- _GIVEN PROBLEM_
State the number of lines in these records holding "page". Say nothing more.

▼

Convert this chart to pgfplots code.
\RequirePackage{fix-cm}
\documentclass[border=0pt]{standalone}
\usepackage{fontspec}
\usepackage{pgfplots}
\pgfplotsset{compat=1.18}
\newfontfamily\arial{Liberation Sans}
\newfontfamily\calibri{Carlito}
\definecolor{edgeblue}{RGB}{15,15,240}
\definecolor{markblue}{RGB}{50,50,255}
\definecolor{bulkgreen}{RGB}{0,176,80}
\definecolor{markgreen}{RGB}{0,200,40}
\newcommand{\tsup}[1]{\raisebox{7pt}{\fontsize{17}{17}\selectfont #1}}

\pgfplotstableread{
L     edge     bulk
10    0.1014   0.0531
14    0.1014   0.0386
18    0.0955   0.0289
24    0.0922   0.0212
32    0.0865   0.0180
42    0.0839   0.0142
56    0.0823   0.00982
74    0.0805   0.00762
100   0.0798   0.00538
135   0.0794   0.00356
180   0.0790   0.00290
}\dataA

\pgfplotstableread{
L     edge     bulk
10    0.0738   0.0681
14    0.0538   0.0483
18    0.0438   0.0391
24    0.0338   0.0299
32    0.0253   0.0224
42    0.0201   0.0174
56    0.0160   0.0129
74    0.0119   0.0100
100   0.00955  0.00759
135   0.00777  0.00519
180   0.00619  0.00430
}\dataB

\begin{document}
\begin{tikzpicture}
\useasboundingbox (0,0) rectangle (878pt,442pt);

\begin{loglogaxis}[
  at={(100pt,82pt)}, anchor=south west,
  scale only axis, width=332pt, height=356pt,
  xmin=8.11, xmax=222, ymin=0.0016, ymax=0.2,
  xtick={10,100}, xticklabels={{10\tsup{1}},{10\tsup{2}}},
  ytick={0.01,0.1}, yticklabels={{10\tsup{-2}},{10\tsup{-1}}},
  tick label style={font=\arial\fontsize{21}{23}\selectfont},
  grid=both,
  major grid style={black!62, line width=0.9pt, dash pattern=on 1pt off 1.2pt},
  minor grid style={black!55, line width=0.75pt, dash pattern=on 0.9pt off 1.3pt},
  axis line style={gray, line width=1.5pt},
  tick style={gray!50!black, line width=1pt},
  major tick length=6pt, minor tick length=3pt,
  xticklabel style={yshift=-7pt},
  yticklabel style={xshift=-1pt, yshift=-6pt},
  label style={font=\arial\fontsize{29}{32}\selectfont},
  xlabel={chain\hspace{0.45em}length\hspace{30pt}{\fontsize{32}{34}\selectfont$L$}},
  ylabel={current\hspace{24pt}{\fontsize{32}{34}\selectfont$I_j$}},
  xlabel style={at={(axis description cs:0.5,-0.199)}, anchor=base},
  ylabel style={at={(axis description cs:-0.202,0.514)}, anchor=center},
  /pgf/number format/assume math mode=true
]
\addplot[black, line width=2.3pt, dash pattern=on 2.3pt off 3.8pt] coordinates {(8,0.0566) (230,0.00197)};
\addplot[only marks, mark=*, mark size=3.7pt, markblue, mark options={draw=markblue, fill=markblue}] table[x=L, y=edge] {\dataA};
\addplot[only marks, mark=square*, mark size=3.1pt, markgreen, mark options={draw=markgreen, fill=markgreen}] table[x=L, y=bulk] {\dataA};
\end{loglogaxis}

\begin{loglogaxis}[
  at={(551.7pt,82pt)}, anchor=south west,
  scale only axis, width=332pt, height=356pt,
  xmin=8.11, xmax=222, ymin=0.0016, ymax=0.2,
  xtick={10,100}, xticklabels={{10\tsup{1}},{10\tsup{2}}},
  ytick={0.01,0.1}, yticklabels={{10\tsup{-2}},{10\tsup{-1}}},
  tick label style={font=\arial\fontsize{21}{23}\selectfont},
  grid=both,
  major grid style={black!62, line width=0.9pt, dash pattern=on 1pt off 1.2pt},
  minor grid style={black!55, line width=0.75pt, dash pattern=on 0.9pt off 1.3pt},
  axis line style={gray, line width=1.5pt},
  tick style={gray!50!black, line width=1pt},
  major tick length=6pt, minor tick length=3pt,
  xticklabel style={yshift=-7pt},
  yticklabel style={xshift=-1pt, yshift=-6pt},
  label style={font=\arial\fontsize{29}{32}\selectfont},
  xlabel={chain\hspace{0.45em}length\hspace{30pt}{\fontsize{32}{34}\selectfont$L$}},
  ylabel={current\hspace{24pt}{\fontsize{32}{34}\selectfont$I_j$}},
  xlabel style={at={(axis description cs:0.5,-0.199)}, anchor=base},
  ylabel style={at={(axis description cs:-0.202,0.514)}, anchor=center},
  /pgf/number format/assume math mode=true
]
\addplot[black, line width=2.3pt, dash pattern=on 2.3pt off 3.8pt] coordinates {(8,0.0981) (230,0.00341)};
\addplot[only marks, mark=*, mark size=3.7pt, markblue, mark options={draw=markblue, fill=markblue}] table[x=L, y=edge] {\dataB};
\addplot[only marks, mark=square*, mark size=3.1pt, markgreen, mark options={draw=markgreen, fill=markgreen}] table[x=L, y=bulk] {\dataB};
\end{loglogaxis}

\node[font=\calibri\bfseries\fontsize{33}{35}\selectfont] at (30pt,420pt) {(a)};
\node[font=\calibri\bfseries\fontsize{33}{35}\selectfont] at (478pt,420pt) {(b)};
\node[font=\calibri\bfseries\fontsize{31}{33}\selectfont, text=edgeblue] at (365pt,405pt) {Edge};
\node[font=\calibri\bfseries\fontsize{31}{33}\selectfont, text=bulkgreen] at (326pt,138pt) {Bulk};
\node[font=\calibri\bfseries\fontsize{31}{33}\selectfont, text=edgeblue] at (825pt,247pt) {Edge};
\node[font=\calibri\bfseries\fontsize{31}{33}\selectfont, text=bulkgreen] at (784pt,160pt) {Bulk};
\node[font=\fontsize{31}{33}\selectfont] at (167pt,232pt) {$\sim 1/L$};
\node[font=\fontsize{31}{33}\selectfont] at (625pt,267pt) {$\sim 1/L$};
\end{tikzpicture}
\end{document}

▲
▼

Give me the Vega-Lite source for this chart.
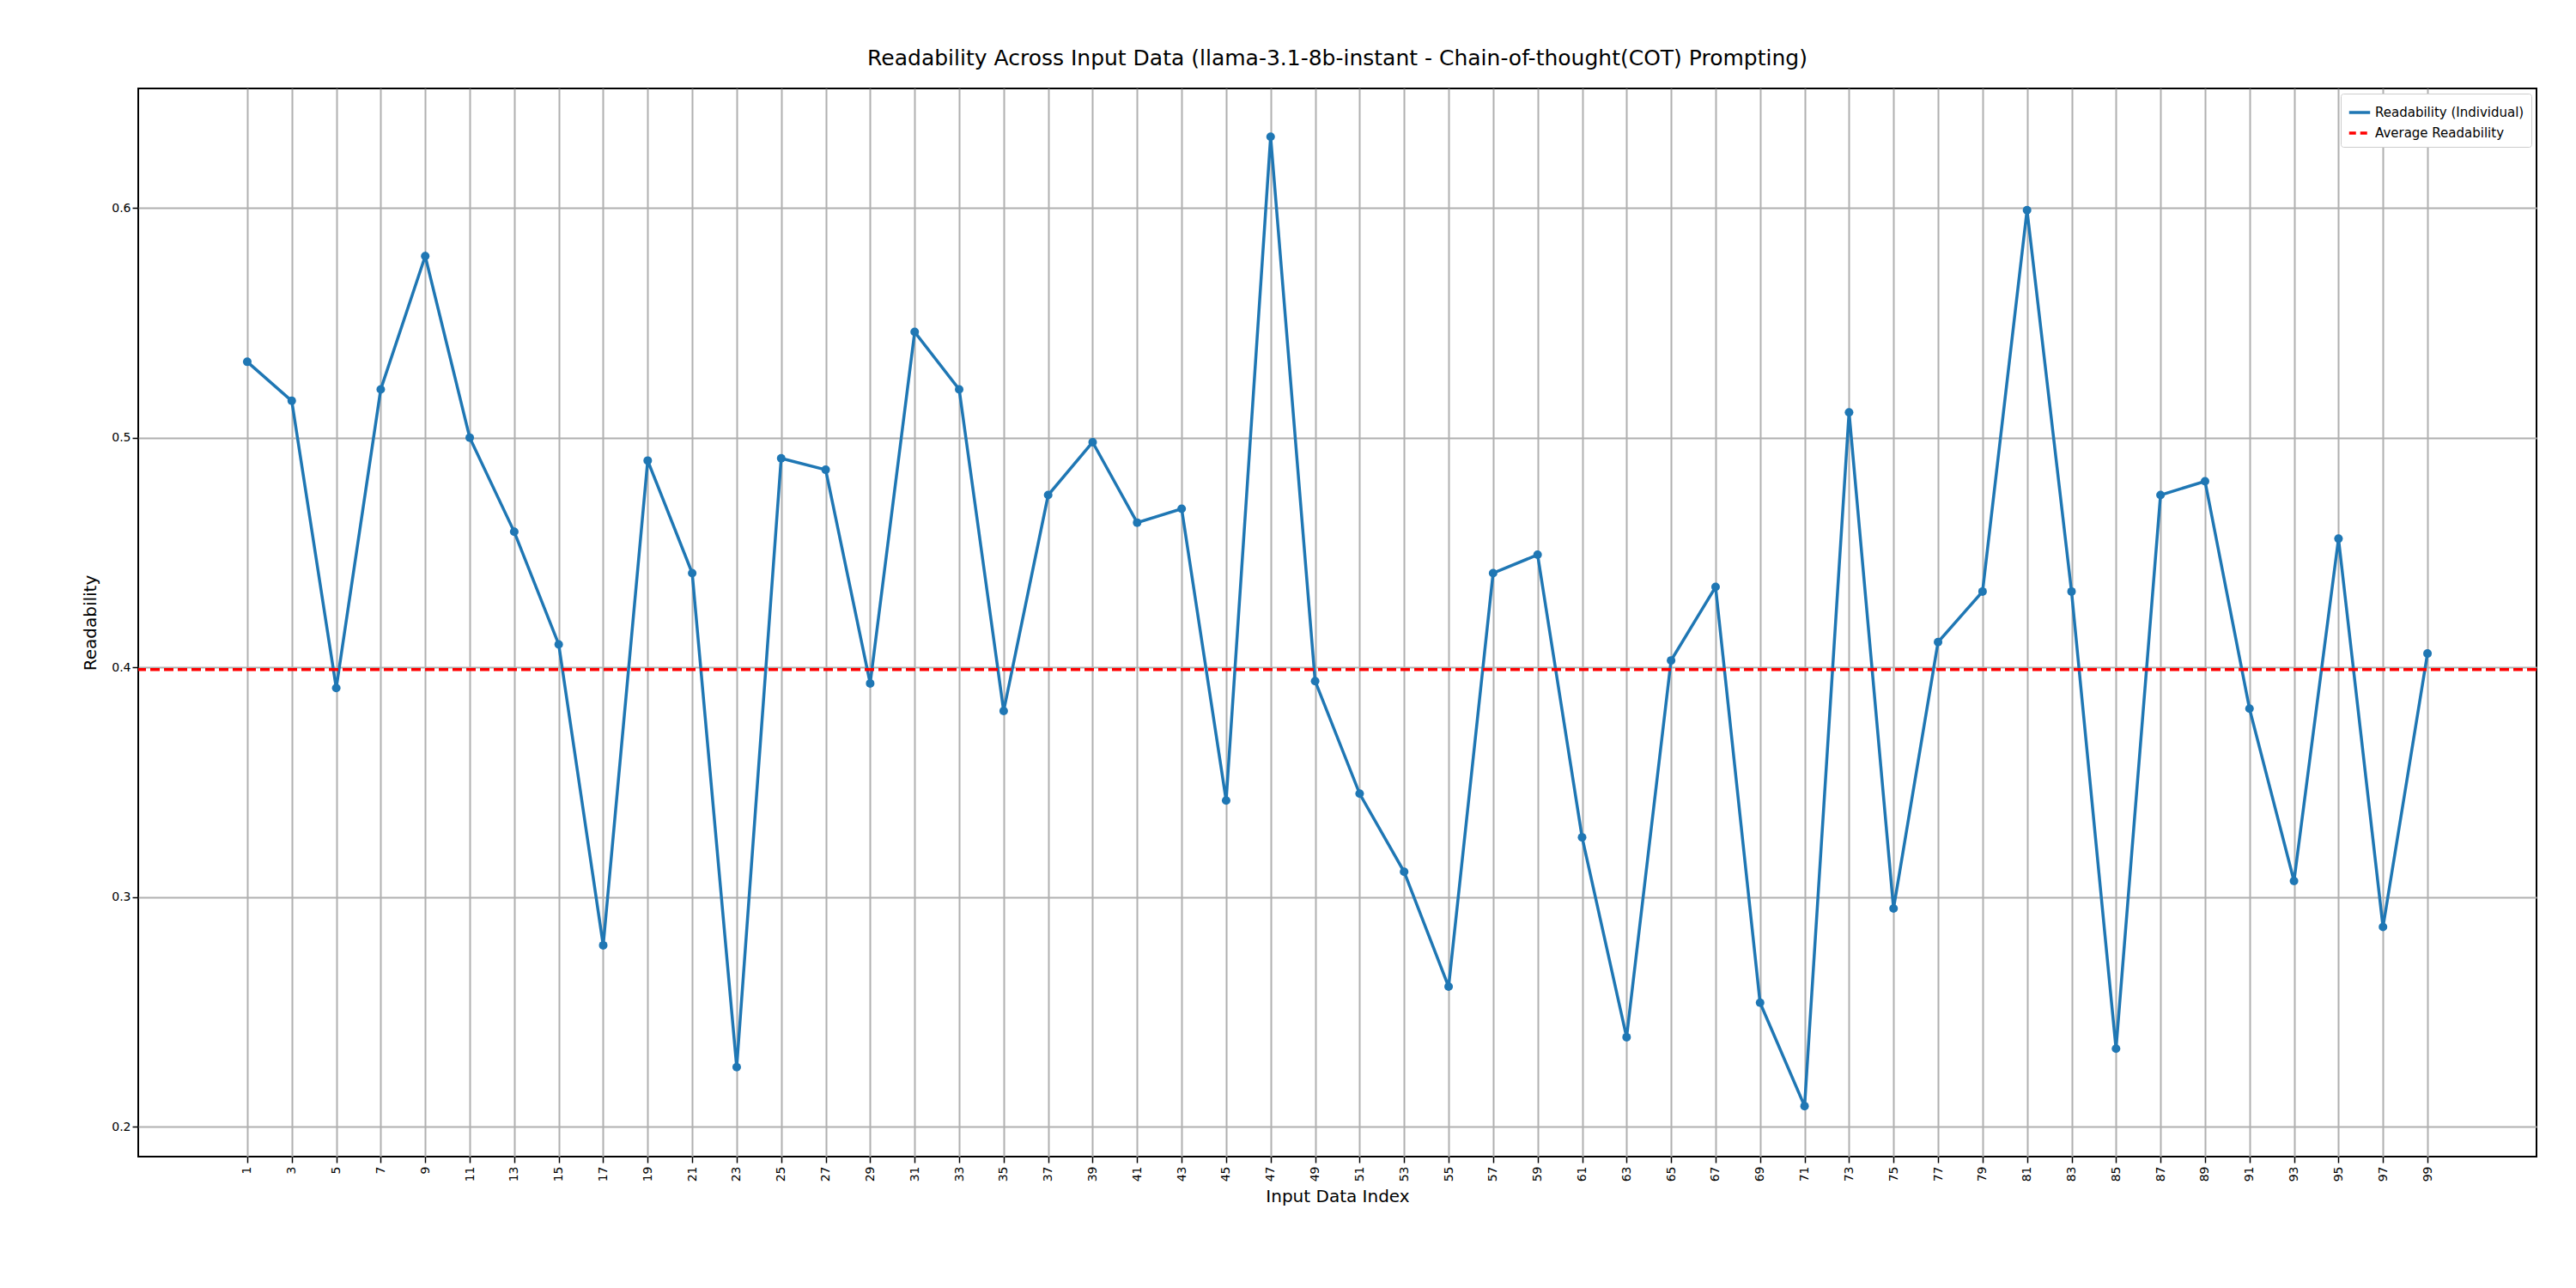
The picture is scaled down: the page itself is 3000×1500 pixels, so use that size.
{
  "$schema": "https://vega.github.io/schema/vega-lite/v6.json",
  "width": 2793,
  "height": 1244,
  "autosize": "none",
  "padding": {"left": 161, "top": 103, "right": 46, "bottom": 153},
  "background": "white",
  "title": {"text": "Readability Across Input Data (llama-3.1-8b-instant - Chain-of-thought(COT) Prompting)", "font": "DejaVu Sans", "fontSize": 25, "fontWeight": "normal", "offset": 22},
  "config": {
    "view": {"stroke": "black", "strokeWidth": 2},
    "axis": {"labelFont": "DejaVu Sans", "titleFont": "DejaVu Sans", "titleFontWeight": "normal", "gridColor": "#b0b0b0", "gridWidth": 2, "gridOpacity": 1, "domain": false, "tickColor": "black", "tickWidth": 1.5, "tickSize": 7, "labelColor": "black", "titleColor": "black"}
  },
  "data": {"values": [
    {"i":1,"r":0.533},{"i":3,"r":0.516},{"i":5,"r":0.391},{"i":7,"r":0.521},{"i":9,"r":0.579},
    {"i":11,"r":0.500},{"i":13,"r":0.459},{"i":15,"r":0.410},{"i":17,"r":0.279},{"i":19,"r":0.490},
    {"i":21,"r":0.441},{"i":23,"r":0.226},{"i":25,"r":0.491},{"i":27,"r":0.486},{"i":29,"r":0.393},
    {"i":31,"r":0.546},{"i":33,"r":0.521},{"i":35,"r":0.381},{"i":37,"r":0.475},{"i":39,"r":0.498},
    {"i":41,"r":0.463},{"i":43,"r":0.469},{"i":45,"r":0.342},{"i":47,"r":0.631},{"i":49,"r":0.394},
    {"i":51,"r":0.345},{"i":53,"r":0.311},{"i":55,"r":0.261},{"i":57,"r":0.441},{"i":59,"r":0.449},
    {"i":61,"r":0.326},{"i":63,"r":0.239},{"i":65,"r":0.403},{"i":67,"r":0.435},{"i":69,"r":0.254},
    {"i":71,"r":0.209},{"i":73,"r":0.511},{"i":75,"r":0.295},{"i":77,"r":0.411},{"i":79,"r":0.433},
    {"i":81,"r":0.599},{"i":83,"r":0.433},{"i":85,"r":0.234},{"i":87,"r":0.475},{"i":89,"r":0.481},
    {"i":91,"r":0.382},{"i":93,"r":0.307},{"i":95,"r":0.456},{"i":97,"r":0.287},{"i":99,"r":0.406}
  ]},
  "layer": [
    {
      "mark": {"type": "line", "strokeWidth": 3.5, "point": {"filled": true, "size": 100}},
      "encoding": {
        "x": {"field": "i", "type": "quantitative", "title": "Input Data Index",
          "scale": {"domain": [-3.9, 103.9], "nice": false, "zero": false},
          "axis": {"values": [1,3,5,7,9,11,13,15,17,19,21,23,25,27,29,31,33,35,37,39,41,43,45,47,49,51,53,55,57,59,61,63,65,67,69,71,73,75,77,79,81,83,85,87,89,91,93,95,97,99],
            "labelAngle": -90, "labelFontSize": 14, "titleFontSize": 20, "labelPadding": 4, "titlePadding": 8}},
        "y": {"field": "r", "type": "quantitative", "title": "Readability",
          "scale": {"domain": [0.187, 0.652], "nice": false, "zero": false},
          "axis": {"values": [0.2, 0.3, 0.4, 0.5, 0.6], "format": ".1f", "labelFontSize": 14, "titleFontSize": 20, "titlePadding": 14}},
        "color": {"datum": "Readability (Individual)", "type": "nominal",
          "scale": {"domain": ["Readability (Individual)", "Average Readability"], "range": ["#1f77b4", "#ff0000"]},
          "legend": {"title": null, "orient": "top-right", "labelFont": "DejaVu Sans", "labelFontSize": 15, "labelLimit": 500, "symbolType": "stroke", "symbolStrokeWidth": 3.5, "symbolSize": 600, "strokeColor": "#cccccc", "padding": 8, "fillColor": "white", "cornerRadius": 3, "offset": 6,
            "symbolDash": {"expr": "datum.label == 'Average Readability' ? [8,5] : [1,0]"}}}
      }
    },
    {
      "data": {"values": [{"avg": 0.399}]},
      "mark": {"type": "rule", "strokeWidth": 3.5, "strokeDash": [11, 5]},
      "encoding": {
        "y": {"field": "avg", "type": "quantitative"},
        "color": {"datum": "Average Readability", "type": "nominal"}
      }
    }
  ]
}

▲
▼

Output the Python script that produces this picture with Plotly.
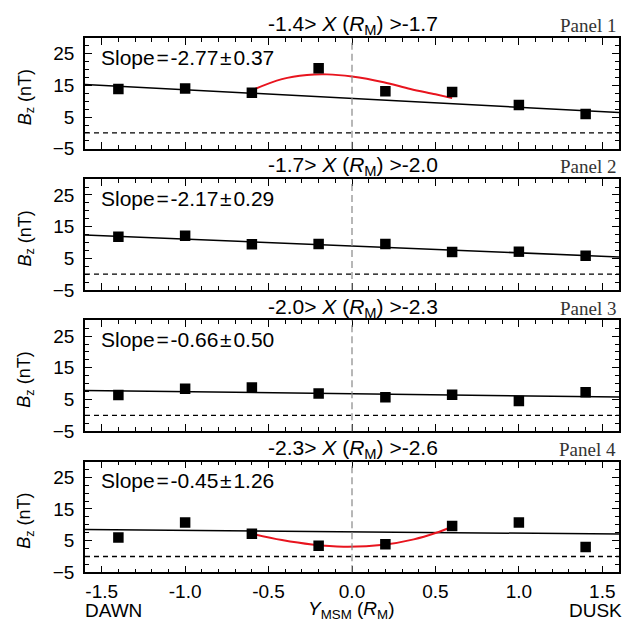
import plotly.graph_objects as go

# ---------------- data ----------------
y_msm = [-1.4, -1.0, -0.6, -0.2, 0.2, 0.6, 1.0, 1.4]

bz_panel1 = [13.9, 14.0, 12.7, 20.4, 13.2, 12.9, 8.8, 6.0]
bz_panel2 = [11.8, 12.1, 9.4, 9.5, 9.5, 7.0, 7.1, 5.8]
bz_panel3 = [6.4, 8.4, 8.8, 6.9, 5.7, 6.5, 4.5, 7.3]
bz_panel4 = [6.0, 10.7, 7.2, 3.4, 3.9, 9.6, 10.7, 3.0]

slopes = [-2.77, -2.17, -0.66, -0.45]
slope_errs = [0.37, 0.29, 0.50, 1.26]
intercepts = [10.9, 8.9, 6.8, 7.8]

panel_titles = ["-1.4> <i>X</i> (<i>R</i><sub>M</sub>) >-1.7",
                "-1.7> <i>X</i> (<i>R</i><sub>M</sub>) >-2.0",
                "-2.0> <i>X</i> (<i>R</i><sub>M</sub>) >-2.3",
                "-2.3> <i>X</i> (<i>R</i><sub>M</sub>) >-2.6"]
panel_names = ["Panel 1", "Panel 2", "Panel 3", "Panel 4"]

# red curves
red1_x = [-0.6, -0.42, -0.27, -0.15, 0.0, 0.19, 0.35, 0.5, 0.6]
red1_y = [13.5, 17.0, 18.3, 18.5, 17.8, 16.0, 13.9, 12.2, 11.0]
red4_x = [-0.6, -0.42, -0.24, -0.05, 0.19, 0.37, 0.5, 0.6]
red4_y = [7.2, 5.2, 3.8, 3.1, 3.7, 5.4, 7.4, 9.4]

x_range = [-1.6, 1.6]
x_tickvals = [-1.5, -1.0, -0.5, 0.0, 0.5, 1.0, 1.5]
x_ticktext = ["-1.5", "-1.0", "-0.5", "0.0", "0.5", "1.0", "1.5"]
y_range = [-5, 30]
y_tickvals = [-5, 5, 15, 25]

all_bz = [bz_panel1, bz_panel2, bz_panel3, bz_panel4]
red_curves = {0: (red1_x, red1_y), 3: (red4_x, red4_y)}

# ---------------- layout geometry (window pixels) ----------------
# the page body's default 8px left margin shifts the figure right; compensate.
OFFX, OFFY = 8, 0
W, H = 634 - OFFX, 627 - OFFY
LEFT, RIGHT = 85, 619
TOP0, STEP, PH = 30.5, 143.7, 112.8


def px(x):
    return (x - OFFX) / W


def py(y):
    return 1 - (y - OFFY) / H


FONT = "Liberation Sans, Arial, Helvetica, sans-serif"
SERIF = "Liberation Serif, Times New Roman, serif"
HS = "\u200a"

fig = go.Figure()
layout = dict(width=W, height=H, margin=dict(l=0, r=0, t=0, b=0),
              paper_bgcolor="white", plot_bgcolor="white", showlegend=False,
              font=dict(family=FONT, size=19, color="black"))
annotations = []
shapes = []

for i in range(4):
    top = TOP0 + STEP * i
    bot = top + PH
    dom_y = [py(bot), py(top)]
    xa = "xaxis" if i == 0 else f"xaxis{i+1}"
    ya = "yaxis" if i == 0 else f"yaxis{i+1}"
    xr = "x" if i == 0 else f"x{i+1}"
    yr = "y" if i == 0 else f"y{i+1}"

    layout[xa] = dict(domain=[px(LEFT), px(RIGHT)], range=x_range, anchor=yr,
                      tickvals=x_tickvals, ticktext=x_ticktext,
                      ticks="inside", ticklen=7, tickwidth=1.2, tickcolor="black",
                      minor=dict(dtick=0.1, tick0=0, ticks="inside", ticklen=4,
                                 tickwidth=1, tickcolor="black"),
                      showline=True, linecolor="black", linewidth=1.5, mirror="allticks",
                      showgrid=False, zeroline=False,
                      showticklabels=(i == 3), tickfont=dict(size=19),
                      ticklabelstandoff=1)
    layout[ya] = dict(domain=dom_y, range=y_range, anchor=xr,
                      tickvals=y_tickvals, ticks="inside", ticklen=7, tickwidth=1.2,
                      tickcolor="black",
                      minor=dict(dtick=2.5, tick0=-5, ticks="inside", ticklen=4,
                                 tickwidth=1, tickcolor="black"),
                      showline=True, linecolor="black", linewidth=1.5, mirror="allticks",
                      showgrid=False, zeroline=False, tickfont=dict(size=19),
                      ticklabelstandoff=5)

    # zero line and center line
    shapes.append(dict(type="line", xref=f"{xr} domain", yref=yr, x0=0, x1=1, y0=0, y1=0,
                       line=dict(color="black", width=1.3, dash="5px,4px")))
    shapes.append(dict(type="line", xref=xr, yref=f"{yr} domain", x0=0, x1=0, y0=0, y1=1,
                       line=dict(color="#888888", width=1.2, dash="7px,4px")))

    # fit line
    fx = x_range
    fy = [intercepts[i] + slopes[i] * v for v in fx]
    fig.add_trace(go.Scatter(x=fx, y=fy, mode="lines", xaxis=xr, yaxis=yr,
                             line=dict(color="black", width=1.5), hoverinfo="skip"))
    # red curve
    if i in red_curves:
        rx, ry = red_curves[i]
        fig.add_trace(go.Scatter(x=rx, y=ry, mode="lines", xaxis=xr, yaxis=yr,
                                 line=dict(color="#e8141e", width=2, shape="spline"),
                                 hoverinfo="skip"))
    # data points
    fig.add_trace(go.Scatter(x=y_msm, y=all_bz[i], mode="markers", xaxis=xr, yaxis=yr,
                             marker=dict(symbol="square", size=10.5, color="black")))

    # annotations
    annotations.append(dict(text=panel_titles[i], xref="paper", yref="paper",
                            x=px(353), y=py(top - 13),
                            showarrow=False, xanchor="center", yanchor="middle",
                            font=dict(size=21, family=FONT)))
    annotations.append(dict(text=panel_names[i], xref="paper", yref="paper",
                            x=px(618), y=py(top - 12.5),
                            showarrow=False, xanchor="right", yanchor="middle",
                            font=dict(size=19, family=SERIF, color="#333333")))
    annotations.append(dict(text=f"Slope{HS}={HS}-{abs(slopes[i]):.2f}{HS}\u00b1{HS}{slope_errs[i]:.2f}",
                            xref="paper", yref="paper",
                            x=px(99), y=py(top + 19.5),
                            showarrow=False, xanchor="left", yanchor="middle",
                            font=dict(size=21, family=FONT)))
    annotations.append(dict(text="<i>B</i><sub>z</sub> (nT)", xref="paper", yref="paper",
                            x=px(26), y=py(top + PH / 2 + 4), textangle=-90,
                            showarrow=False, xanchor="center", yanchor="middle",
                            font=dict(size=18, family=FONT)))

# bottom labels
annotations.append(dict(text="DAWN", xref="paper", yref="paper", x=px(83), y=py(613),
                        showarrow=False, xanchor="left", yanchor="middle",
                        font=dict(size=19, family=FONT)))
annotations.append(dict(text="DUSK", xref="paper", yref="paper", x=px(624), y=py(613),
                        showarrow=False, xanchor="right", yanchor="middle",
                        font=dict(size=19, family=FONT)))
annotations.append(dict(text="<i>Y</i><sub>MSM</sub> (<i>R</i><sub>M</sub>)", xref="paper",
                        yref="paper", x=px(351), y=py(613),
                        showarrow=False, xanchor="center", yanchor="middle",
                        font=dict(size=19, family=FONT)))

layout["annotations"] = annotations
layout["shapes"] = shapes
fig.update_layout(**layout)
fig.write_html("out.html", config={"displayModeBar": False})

▲

- _WRITTEN SOLUTION_
2